Monday, Nov. 22, 1982

A Deal in the Pipeline

When he became Secretary of State five months ago, soft-spoken George Shultz inherited one of the most emotional and dangerous disputes to rock the Western alliance in the entire postwar period. It began with the crackdown in Poland. To punish the Soviets for their role in the affair, President Reagan was determined to use economic sanctions to halt or delay construction of the $10 billion pipeline that would carry Soviet natural gas from Siberia to Western Europe. Reagan banned sales of American products for the pipeline, but then outraged his European allies five months ago by extending the embargo to cover equipment made by U.S. subsidiaries abroad and by foreign firms operating under U.S. licenses. United in defiance, Britain, France, West Germany and Italy rejected the U.S. move, charging that it amounted to an infringement of national sovereignty.

During the smoldering stalemate that ensued, Shultz quietly began trying to persuade both Reagan and the European allies to accept a broad East-West trade agreement that would end the damaging confrontation over the pipeline.

After arduous negotiations with the West Europeans, the Canadians and the Japanese, Shultz and Under Secretary of State Lawrence Eagleburger last week succeeded. At week's end the President announced that the sanctions would be lifted in the context of a vague gentleman's agreement among the allies on the conditions of East-West trade. The decision, said Reagan, was "a victory for all the allies."

Under terms of the agreement, said Reagan, the Western nations pledged "not to engage in trade arrangements which contribute to the military or strategic advantage of the U.S.S.R. or serve to preferentially aid the heavily militarized Soviet economy." Particular attention would be paid to the sale of high-technology goods, including those involved in oil and gas production. The allies also agreed to undertake an "urgent" study of alternatives to the importation of Soviet energy supplies, and promised to sign no new contracts with Moscow for natural gas imports until that study was completed. As part of the arrangements, the allies vowed to tighten existing controls on the sale of strategic items to the Soviets, and to "harmonize" their credit policies in East-West commerce.

According to U.S. negotiators, the Europeans, especially the French, repeatedly tried to water down the language of the proposed compromise in the belief that Reagan needed a deal before this month's U.S. mid-term elections. The French were particularly opposed to raising interest rates on government-subsidized loans to the Soviet bloc, arguing that such a move would give unfair advantage to West Germany and Japan. Prevailing interest rates in those countries are lower than in France, so West German and Japanese companies can afford to give cheap credit to the East without government subsidy.

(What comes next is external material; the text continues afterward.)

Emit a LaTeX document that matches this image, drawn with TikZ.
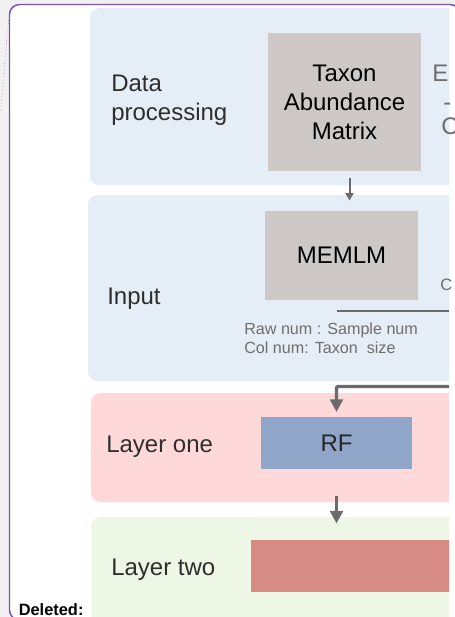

Another French demand was that the exact substance of the anti-Soviet understanding must remain a secret. On that point, Reagan gave in: the agreement is known semi-officially as a "non-paper." However it is described, the understanding that allowed Reagan to lift the sanctions on the pipeline was hailed by most West European governments. Ever anxious to stand by their principles, the French, however, issued only a cryptic statement declaring that they were "not a party to the agreement."